How wrong that assumption proved to be. I quickly discovered that helping people in need gave me a great sense of perspective. It became much easier to appreciate my own blessings and to express gratitude. Best of all, I learned that the best people in the world can be found volunteering. Seriously, if you want to meet good, honest, kind-hearted people, you’ll find them helping out at your local food line or homeless shelter.

Growing ain’t easy

Personal development is tough because you’re constantly pushing yourself to the limit to see how far you can go. A lot of self-inspection and courage is required. You have to be willing to fail and suffer embarrassments. If it’s not a struggle, take that as a sign that you could be trying harder.

Also, if you really want to grow, be prepared to go it alone. Lots of people will think you’re crazy, and many who don’t will still keep their distance. No need to be bitter about that though.

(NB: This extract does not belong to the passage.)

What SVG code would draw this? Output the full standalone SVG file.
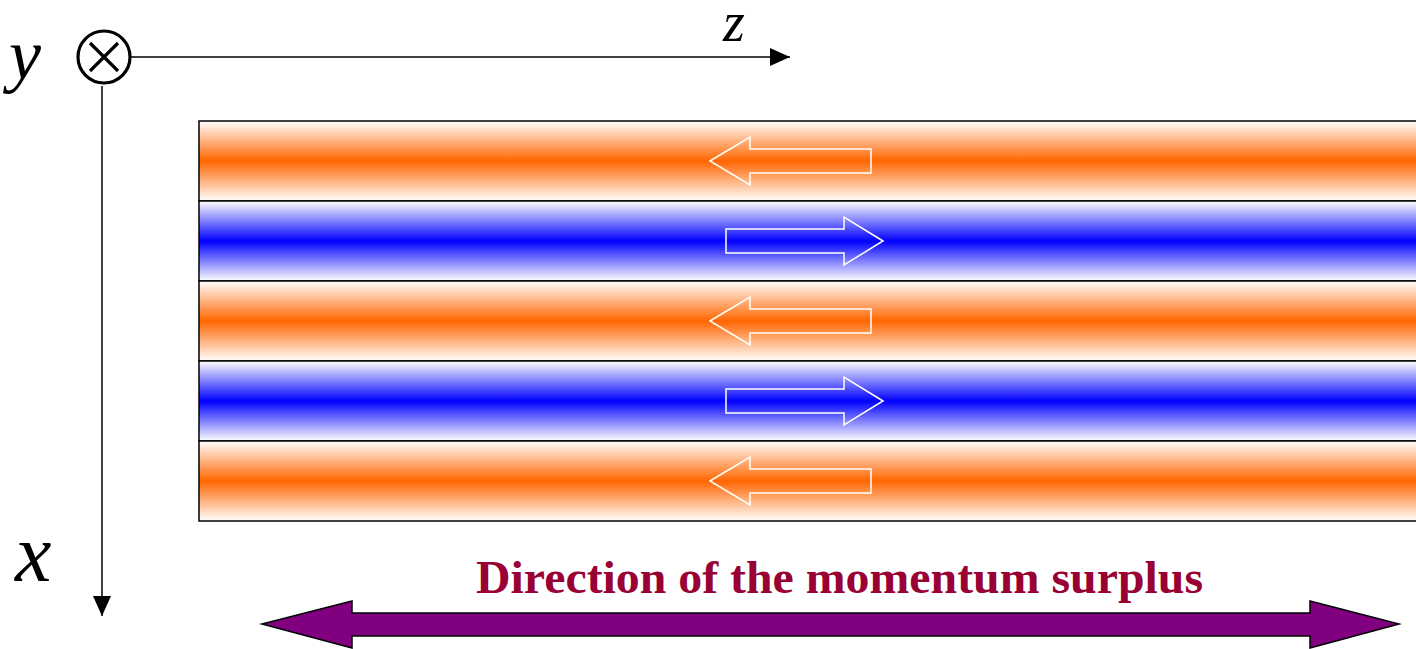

Most people just want to stick with the status quo and not ruffle any feathers. Understandable, since that path proves much easier in the short term.

Accepting others

I feel I took this to a new level this past year. I used to get upset if someone was rude towards me, but now I just feel sorry for people like that. They’re simply not very good at being nice. In the end, that hurts them much more than it does me.

I also used to get frustrated with people who squandered their potential, but now I better understand and accept that nobody can be forced to grow. Same deal with small-minded people. There’s a lot of truth in these proverbs:

  • You can lead a horse to water, but you cannot make him drink.
  • When the student is ready, the teacher will appear.

I find that by focusing on my own growth and development rather than trying to change others, I become more understanding and accepting of other people’s shortcomings, while also expanding my circle of influence.